Rédigé par Pasquin
« Pasquin, lance la jeune rédac en chef adjointe du journal, pouvez-vous nous faire un papier qui raconte votre mai 68 ? » « Mais, m’interloquai-je presque offusqué, je n’avais que 4 ans ! »
Et pourtant, immédiatement, les souvenirs sont remontés, pas ceux des
évènements, mais leurs conséquences sur mon père et sur son champ
lexical. Le concept de « soixante-huitard » a fait alors irruption à la
maison. Il permettait au paternel, que les gauchistes auraient qualifié
de petit-bourgeois étriqué, de désigner tout ce qui l’offusquait et, à
cette époque, tout l’offusquait ! L’Église d’abord, avec ses curés qui
défroquaient, forcements « soixante-huitards », les religieuses qui, quand elles perdaient leur voile, devenaient des « bonnes sœurs » et des « foutues bonnes sœurs soixante-huitardes »
quand elles tombaient l’habit. L’évêque aussi en prenait pour son
grade. Changeait-il sa traditionnelle crosse qu’il devenait « un fichu moderniste avec sa crosse de soixante-huitard ». Les prédicateurs n’y échappaient pas non plus : « Encore un qui à écrit son sermon en 68 »,
maugréait régulièrement le paternel à la sortie de la messe.

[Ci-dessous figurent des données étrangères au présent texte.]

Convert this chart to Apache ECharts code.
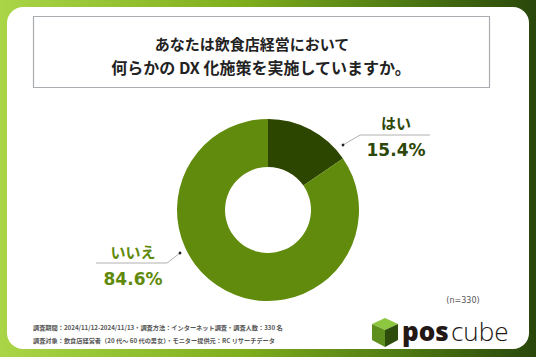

Les vases
sacrés, calices et ciboires troqués pour de la poterie devenaient « de la vaisselle de postconciliaire soixante-huitard ».
La société civile en était truffée aussi : soixante-huitards, les profs
avec leurs maths modernes, la méthode globale et le tutoiement
généralisé ; soixante-huitards ratés, les profs d’histoire qui,
contrairement à mon père, n’aimaient ni le Moyen Âge, ni la monarchie,
ni les Vendéens, ni les colonies, ni le Maréchal, ni les paras de
Bigeard ; soixante-huitards, les juges rouges qui avaient fait « l’École de la magistrature en lançant des pavés ».
Le terme était devenu tellement usuel que mon père, n’arrivant plus à
nommer la race du chien du voisin, un lévrier afghan, l’a qualifié de
chien « hippie soixante-huitard ». Au fil des années, le terme s’est enrichi de prédicats. Sont apparus : le « soixante-huitard à chèvres » qui n’est pas un légionnaire mais un zadiste avant l’heure du plateau du Larzac, le « soixante-huitard tordu » désignant le pseudo-intellectuel genre sociologue éthéré et le « soixante-huitard avachi », qui désignait le hippie forcément chevelu, camé, chômeur. À ne pas confondre avec le « soixante-huitard abruti », électeur de Mitterrand en 1981. Les années passaient et le terme évoluait, il y avait maintenant le « vieux soixante-huitard » et sa compagne la « soixante-huitarde attardée » : ils ont tous les deux la réussite modeste, les rêves brisés et les cheveux gras. Ils diffèrent absolument du « bourgeois soixante-huitard » au parisianisme accompli, genre Serge July, journaliste bobo cofondateur de Libération, journal « soixante-huitard » vendu au feu milliardaire de l’armement. Tu finiras « intello de gauche soixante-huitard »
balança mon ingénieur de père quand, bac en poche, je lui annonçais ma
volonté d’aller à Paris faire de la philo. Le nom de Marcel Clément
comme professeur de philosophie politique le rassura, L’Homme Nouveau
était « sa dose anti-68 ». Il reste encore une expression qu’on
a souvent entendue à la maison et qui désignait tous ceux qui mettaient
en cause la foi, l’Église, la famille, le pays et le boulot. Il m’en
affublera à la fin de la lecture de cette chronique et ronchonnera
certainement : « Tu te payes ton père publiquement, tu ne respectes rien, finalement tu n’es qu’un anarcho-syndicalo soixante-huitard ».
À mon cher père, donc, et bien au-delà de lui, à toute sa génération
qui a pris Mai 68 en pleine poire, nous voulons, ici, leur signifier
notre immense reconnaissance. Ils sont restés debout, ils ont fait face
au raz de marée culturel et social. Ils ont tenu le bon cap, souvent
seuls, dans les paroisses, les associations, dans les écoles et les
réunions de parents d’élèves, au boulot et parfois même dans leur propre
famille. Tous lâchaient tout. Merci d’avoir gardé ou retrouvé, pour
notre génération, les repères qu’il fallait pour qu’on ne soit pas comme
les seuls déroutés pour lesquels mon vieux avait une paternelle
compassion : « Les pauvres gamins fils de soixante-huitards irresponsables ».